I don’t have the stats, but I wouldn’t be surprised if iterm 2 is more popular than Terminal.app. Only power users are using this, and they tend towards power user tools.
> Only power users are using this, and they tend towards power user tools.
I have a souped-up zsh config that I clone to all my systems, but I've honestly never seen the point in optimizing my terminal emulator. The shell itself provides the real functionality, and it's cross-platform so by leaning on it I get the same features whether I'm on my KDE desktop, MacBook, or SSH'd in via Termux.
What power user features am I missing by ignoring the emulator and focusing on the shell?
There's some minor things that iTerm2 does that I like:
You can hold down command and click URLs to open them. (You can actually kinda do this in Terminal.app as well by right-clicking a URL and choosing to open it, but it's a bit fiddlier, and I got used to the hover feedback in iTerm2.)

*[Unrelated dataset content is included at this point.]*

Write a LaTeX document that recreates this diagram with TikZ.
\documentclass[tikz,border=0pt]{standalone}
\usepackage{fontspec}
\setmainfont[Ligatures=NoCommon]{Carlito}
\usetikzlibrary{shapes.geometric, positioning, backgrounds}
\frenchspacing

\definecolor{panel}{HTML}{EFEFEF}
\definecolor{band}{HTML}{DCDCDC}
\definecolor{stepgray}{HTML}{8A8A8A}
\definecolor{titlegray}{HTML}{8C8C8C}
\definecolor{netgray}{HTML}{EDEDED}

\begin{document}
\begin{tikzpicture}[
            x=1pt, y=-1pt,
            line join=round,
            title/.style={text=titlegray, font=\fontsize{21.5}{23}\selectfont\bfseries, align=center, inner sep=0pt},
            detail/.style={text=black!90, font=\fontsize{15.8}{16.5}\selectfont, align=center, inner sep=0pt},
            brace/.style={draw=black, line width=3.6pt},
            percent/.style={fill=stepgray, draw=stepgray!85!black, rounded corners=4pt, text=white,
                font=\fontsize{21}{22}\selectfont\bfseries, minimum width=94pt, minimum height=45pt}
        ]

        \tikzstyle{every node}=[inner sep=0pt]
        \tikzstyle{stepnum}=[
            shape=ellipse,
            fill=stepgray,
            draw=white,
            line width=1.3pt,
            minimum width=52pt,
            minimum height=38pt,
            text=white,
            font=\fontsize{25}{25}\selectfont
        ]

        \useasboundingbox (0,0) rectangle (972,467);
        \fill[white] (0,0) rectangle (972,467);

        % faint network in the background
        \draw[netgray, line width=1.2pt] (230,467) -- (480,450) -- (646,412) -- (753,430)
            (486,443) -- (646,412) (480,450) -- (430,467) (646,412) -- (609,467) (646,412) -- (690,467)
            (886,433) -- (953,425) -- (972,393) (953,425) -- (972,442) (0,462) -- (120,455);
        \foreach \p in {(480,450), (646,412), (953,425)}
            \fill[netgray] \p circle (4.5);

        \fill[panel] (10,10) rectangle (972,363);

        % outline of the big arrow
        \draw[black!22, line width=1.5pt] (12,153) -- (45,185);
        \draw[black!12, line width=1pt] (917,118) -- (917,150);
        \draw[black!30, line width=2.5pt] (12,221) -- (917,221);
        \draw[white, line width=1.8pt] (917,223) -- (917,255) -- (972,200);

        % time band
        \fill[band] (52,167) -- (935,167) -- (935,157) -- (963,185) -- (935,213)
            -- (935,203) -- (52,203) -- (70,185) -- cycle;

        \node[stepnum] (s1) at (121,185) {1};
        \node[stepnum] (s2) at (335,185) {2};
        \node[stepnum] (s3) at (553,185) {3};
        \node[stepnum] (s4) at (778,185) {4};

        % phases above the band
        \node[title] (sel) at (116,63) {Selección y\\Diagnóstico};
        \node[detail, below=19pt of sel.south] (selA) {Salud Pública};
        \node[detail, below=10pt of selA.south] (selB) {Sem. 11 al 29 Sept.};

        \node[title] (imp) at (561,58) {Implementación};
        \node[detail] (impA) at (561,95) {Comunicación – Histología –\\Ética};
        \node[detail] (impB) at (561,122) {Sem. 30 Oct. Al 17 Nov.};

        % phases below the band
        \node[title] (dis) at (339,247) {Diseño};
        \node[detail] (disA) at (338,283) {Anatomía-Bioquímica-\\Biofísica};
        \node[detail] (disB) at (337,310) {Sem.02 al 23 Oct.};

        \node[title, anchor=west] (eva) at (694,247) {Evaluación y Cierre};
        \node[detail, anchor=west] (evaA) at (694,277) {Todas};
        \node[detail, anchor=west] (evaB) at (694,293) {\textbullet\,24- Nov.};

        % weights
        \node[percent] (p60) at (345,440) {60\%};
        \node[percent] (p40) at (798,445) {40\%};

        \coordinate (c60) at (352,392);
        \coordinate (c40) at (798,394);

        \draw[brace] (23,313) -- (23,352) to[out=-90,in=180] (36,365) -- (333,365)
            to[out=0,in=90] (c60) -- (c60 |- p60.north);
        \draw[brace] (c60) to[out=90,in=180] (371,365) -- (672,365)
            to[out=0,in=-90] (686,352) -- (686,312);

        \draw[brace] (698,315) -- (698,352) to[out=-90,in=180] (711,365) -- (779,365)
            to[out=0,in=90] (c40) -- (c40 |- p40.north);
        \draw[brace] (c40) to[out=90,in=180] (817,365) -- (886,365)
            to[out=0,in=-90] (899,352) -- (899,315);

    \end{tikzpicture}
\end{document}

You can click to highlight entire blocks of output from commands, which I sometimes find handy when things feel like they're blending together.
It'll keep a floating copy of the previous command prompt at the top of the screen so you can see what led to whatever output is currently at the top.
Though I don't know how to do the third, Terminal.app supports the first two. Command+double-click opens URLs, and you can select the content of the last command with Edit > Select Between Marks or shift-command-A. (Terminal.app automatically adds a mark each time it detects a new prompt, unless you turn that setting off in Edit > Marks.)
This is actually one of those cases where the ease of doing it makes a real difference to me… iTerm2 does both of those on a single click, and that makes it vastly more likely that I’ll use them. (Completely a matter of taste, I’ll admit.)
Being able to easily set it up so it sends key combinations to remote servers at will (including ctrl/meta/shift combos) was my main reason; this enabled my seamless interactions with remote Emacs servers. 24bit color and italics were the cherry on top. The shells within Emacs have unlimited and easily searchable/editable state. I can log into a shell buffer and copy paste a debug diagnostic output together with the command line; I can quickly create minimal example oneliners iteratively to help debug a problem and paste both input and output at any point in time, including days later. I can search all my open shells (often dozens; sometimes hundreds) for any commands or outputs trivially. This is hard to achieve if the terminal gets in the way to using Emacs in the way I like, when some key combo is impossible to transmit, and I have to rewire things to the minimal common subset that Terminal.app supports and hope that it will not break in the future. Finally, without public source code, I dont think I can truly trust a terminal ever. It feels too personal. Of course apple has control of the hardware and I live with that restriction for parts of my life, but I am less concerned about apple monitoring/intercepting my work, and rather worried about the full number of exploits in the terminal app that remain to be uncovered in the near term. I agree that too many features are a drawback of iterm; at least the code is there and the useful features work well enough.
I tried that but I feel the same about that as lolinder says above. Using tmux as normal works better on all my systems, not just the Mac. I just don't see the point to it.